**Task to carry out**
Begin with the first line and repeat exactly through the line containing "width=185pt, minimum height=31pt]"; leave every image out.

═══ Data segment ═══

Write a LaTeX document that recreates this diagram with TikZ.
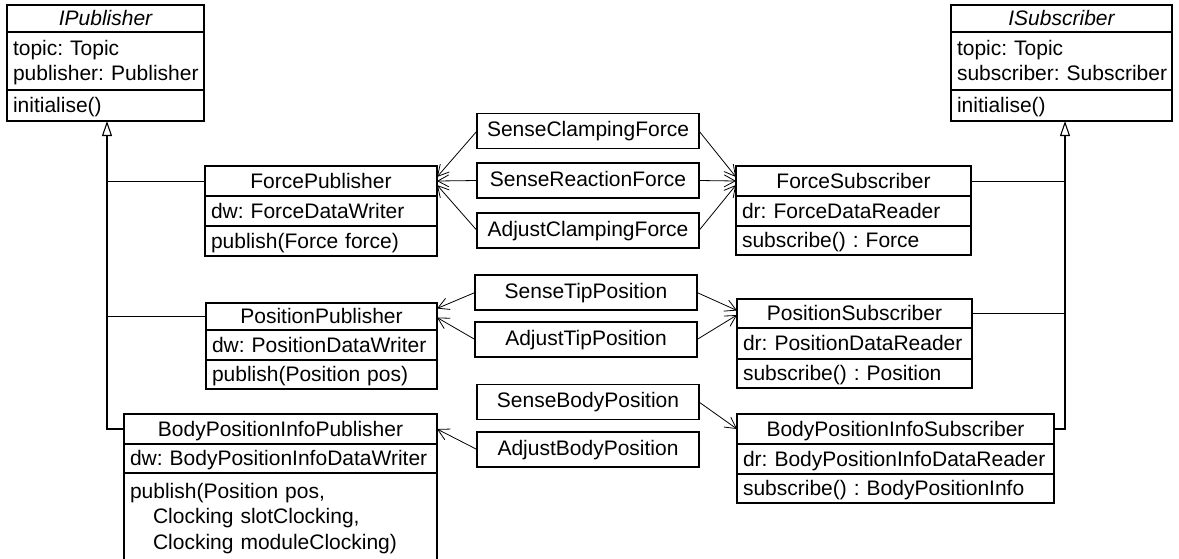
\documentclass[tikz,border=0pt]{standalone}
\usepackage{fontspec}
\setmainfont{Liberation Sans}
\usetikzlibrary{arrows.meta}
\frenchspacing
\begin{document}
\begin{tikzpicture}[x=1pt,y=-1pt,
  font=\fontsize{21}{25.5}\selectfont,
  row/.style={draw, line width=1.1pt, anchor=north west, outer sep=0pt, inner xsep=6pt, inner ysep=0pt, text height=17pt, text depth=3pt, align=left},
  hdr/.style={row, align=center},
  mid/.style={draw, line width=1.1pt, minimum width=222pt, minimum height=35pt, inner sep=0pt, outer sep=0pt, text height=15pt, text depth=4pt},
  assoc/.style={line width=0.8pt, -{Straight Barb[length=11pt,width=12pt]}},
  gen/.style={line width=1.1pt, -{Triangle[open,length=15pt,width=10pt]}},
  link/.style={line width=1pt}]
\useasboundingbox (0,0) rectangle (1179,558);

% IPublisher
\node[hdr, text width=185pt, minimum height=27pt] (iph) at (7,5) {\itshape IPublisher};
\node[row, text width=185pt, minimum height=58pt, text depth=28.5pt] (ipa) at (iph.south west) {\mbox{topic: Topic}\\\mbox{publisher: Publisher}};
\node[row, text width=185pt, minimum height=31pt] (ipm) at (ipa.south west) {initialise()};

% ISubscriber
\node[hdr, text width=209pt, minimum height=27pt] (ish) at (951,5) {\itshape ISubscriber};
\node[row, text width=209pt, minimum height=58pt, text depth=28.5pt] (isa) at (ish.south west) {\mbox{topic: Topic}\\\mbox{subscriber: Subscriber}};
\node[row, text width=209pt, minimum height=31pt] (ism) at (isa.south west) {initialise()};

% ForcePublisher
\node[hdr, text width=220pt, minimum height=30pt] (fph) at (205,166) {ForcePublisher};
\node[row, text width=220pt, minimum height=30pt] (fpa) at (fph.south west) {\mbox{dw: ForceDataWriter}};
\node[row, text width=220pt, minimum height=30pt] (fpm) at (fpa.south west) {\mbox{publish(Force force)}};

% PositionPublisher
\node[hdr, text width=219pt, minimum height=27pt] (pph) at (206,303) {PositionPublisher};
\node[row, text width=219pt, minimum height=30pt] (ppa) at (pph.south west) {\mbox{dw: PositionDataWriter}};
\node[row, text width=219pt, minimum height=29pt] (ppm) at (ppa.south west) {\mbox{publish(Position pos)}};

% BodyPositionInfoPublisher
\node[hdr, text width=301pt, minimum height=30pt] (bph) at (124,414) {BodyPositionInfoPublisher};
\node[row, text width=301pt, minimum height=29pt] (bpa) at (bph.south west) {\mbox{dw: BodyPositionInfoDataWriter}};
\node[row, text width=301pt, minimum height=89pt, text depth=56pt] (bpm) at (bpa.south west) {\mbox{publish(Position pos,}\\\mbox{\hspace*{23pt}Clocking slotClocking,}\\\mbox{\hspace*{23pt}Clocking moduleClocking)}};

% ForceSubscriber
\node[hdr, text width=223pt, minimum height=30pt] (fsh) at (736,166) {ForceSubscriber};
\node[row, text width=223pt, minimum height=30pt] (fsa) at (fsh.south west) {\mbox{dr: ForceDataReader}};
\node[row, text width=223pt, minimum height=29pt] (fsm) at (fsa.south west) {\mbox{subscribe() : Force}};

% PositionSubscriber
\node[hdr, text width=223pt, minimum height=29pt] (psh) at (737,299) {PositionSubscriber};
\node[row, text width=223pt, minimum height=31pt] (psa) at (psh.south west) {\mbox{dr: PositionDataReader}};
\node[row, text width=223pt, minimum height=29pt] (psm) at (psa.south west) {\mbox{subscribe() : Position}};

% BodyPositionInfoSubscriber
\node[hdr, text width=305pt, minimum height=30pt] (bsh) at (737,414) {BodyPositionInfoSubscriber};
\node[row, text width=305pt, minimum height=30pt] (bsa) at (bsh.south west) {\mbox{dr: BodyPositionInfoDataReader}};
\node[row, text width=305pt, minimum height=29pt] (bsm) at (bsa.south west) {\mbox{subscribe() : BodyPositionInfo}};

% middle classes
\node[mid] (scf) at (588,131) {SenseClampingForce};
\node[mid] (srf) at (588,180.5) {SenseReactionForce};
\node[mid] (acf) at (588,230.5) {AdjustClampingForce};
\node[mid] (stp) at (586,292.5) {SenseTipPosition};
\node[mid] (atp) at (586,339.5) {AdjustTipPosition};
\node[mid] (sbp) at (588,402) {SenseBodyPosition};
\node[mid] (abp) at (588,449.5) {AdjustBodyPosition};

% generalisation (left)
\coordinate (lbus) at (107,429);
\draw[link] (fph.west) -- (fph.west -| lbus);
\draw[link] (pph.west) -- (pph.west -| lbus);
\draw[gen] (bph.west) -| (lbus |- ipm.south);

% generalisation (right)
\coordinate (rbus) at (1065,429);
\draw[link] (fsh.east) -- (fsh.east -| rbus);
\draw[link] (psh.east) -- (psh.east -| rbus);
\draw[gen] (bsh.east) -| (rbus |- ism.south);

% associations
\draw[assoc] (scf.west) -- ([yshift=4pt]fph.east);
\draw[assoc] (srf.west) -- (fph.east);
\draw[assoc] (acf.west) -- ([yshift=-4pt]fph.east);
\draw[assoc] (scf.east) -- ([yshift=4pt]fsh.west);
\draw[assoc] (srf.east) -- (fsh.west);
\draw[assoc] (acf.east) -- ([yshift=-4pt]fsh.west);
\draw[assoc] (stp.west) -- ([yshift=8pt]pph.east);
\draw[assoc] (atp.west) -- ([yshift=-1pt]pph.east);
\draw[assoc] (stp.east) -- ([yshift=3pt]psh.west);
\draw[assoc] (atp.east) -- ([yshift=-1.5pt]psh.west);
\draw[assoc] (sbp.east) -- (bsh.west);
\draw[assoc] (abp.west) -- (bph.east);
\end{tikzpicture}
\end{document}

═══

**Task answer**
Write a LaTeX document that recreates this diagram with TikZ.
\documentclass[tikz,border=0pt]{standalone}
\usepackage{fontspec}
\setmainfont{Liberation Sans}
\usetikzlibrary{arrows.meta}
\frenchspacing
\begin{document}
\begin{tikzpicture}[x=1pt,y=-1pt,
  font=\fontsize{21}{25.5}\selectfont,
  row/.style={draw, line width=1.1pt, anchor=north west, outer sep=0pt, inner xsep=6pt, inner ysep=0pt, text height=17pt, text depth=3pt, align=left},
  hdr/.style={row, align=center},
  mid/.style={draw, line width=1.1pt, minimum width=222pt, minimum height=35pt, inner sep=0pt, outer sep=0pt, text height=15pt, text depth=4pt},
  assoc/.style={line width=0.8pt, -{Straight Barb[length=11pt,width=12pt]}},
  gen/.style={line width=1.1pt, -{Triangle[open,length=15pt,width=10pt]}},
  link/.style={line width=1pt}]
\useasboundingbox (0,0) rectangle (1179,558);

% IPublisher
\node[hdr, text width=185pt, minimum height=27pt] (iph) at (7,5) {\itshape IPublisher};
\node[row, text width=185pt, minimum height=58pt, text depth=28.5pt] (ipa) at (iph.south west) {\mbox{topic: Topic}\\\mbox{publisher: Publisher}};
\node[row, text width=185pt, minimum height=31pt] (ipm) at (ipa.south west) {initialise()};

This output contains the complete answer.